The hard drives in external cases are normal desktop drives. If they are PATA drives - which most probably still are in retail external drives - they will have jumpers. In my experience the jumper settings can effect external drives. I had a problem once with Windows XP not seeing an external drive. Changing the jumper on the hard drive from CS (Cable Select) to Master solved the problem.

Rob Lohman
August 3rd, 2006, 01:07 AM
Christopher: I assume this was a homebuilt drive? I know (all) PATA drives
have such jumpers. I'm just saying that if you get a normal external drive
from a store you do not need to change jumpers (you might not even be
able to).

It may have been wrong to say that it wouldn't make any difference. But
yours is the first time I've ever heard of jumper issues in an external drive.

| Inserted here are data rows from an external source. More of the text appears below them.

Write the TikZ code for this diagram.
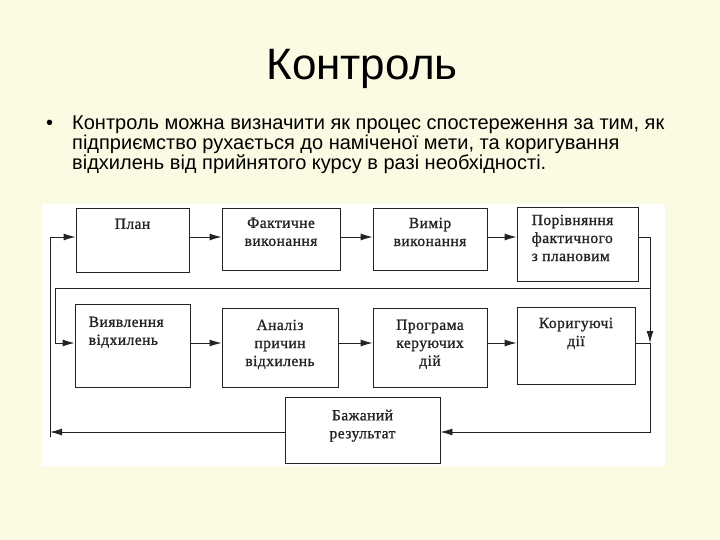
\documentclass[tikz,border=0pt]{standalone}
\usepackage{fontspec}
\setmainfont{Liberation Serif}
\newfontfamily\slidefont{Liberation Sans}
\newfontfamily\boxfont[LetterSpace=3, FakeBold=1]{Liberation Serif}
\usepackage{xcolor}
\usetikzlibrary{arrows.meta,positioning,calc}
\definecolor{slidebg}{RGB}{251,251,227}
\definecolor{ink}{RGB}{35,35,35}

\begin{document}
\begin{tikzpicture}[x = 1pt, y = -1pt,
    box/.style = {draw = ink, line width = .9pt, inner sep = 0pt},
    txt/.style = {font = \boxfont\fontsize{15.5}{18}\selectfont, text = ink, inner sep = 0pt},
    inside/.style = {txt, anchor = north, align = center, yshift = -11pt},
    link/.style = {draw = ink, line width = .9pt, -{Latex[length=12pt,width=7pt]}}]
    \fill[slidebg] (0,0) rectangle (720,540);
    \useasboundingbox (0,0) rectangle (720,540);
    \fill[white] (42,204) rectangle (665,466);
    %%%%%%%%%%
    \node[font = \slidefont\fontsize{44}{50}\selectfont] (title) at (362,69) {Контроль};
    \node[font = \slidefont\fontsize{20}{20.2}\selectfont, anchor = north west, align = left, inner sep = 0pt] (text) at (72,115.5) {Контроль можна визначити як процес спостереження за тим, як\\підприємство рухається до наміченої мети, та коригування\\відхилень від прийнятого курсу в разі необхідності.};
    \node[font = \slidefont\fontsize{20}{20}\selectfont, anchor = base west, inner sep = 0pt] (dot) at (46,130) {•};
    %%%%%%%%%%
    \node[box, minimum width = 113pt, minimum height = 64pt, label = {[inside]north:План}] (plan) at (132.5,240) {};
    \node[box, minimum width = 118pt, minimum height = 62pt, label = {[inside, yshift = 1pt]north:Фактичне\\виконання}] (fact) at (281,239) {};
    \node[box, minimum width = 114pt, minimum height = 62pt, label = {[inside, yshift = 1pt]north:Вимір\\виконання}] (vymir) at (430,239) {};
    \node[box, minimum width = 121pt, minimum height = 74pt, label = {[txt, anchor = north west, align = left, xshift = 15pt, yshift = -8pt]north west:Порівняння\\фактичного\\з плановим}] (porivn) at (577.5,244) {};
    %%%%%%%%%%
    \node[box, minimum width = 115pt, minimum height = 83pt, label = {[txt, anchor = north west, align = left, xshift = 14pt, yshift = -13pt]north west:Виявлення\\відхилень}] (vyiav) at (132.5,345.5) {};
    \node[box, minimum width = 116pt, minimum height = 79pt, label = {[inside, yshift = -1pt]north:Аналіз\\причин\\відхилень}] (analiz) at (280,347.5) {};
    \node[box, minimum width = 114pt, minimum height = 79pt, label = {[inside, yshift = -1pt]north:Програма\\керуючих\\дій}] (prohr) at (430,347.5) {};
    \node[box, minimum width = 118pt, minimum height = 77pt, label = {[inside]north:Коригуючі\\дії}] (koryh) at (576,345.5) {};
    \node[box, minimum width = 155pt, minimum height = 66pt, label = {[inside, yshift = -2pt]north:Бажаний\\результат}] (bazh) at (362.5,430) {};
    %%%%%%%%%%
    \coordinate (ne) at (650,237);
    \coordinate (tee) at (650,288);
    \coordinate (jn) at (650,343);
    \coordinate (se) at (650,432);
    \coordinate (nw) at (50,237);
    \coordinate (sw) at (50,437);
    \coordinate (mw) at (55,288);
    %%%%%%%%%%
    \draw[link] (plan.east |- ne) -- (fact.west |- ne);
    \draw[link] (fact.east |- ne) -- (vymir.west |- ne);
    \draw[link] (vymir.east |- ne) -- (porivn.west |- ne);
    \draw[link] (porivn.east |- ne) -- (ne) -- (jn);
    \draw[link] (koryh.east |- jn) -- (jn) -- (se) -- (bazh.east |- se);
    \draw[link] (tee) -- (mw) -- (mw |- jn) -- (vyiav.west |- jn);
    \draw[link] (vyiav.east |- jn) -- (analiz.west |- jn);
    \draw[link] (analiz.east |- jn) -- (prohr.west |- jn);
    \draw[link] (prohr.east |- jn) -- (koryh.west |- jn);
    % result goes back to the plan
    \draw[link] (bazh.west |- se) -- (nw |- se);
    \draw[link] (sw) -- (nw) -- (plan.west |- nw);
\end{tikzpicture}
\end{document}
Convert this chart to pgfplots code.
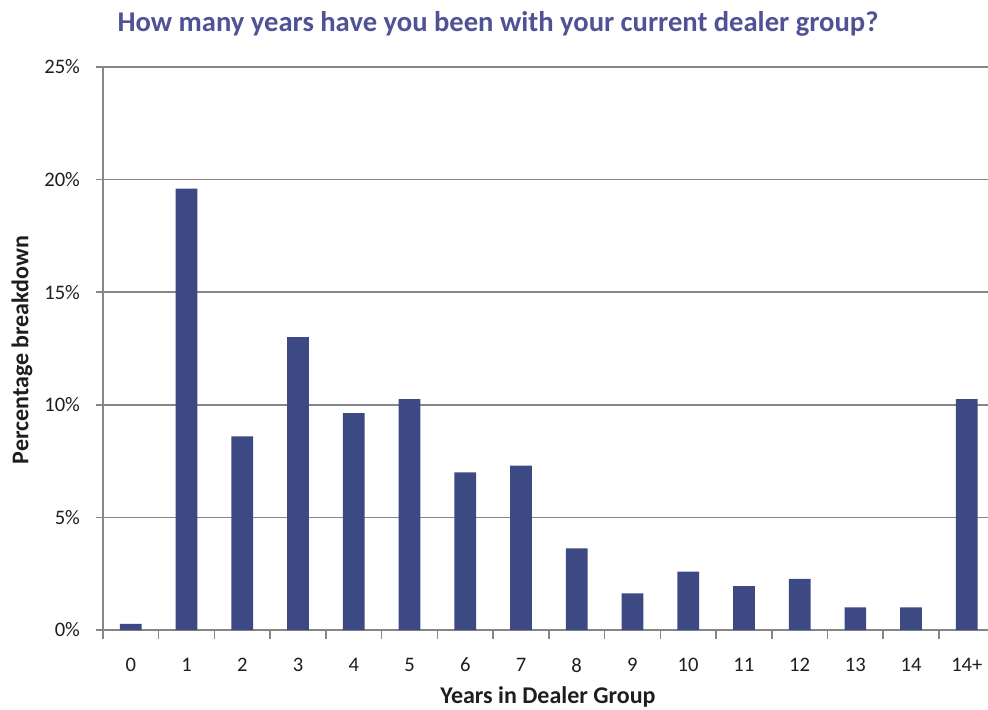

Anyway, I still doubt that was the issue :)

Christopher Lefchik
August 3rd, 2006, 02:04 PM
Christopher: I assume this was a homebuilt drive? I know (all) PATA drives have such jumpers. I'm just saying that if you get a normal external drive from a store you do not need to change jumpers (you might not even be able to).
Yes, it was a home built external drive. I would think one wouldn't need to change the jumpers on a store bought external drive, but you never know. There could always be a mistake made at the factory.

Nathaniel McInnes
August 3rd, 2006, 04:10 PM
The way a mac works is that it can read the format NTFS, but can not read to it. What you need is something called mac drive. Compress you hard drive as a mac formatted drive, unsing disc utlility and then install mac drive on your windows so u can see it. Type mac drive into googe. (this isn't free its $40 but it allows you to see mac formated drives and discs on your windows pc.) i use mac drive all the time. i dont know where i would be with out it. you can also install a day trial just if you need to transfer just a few files.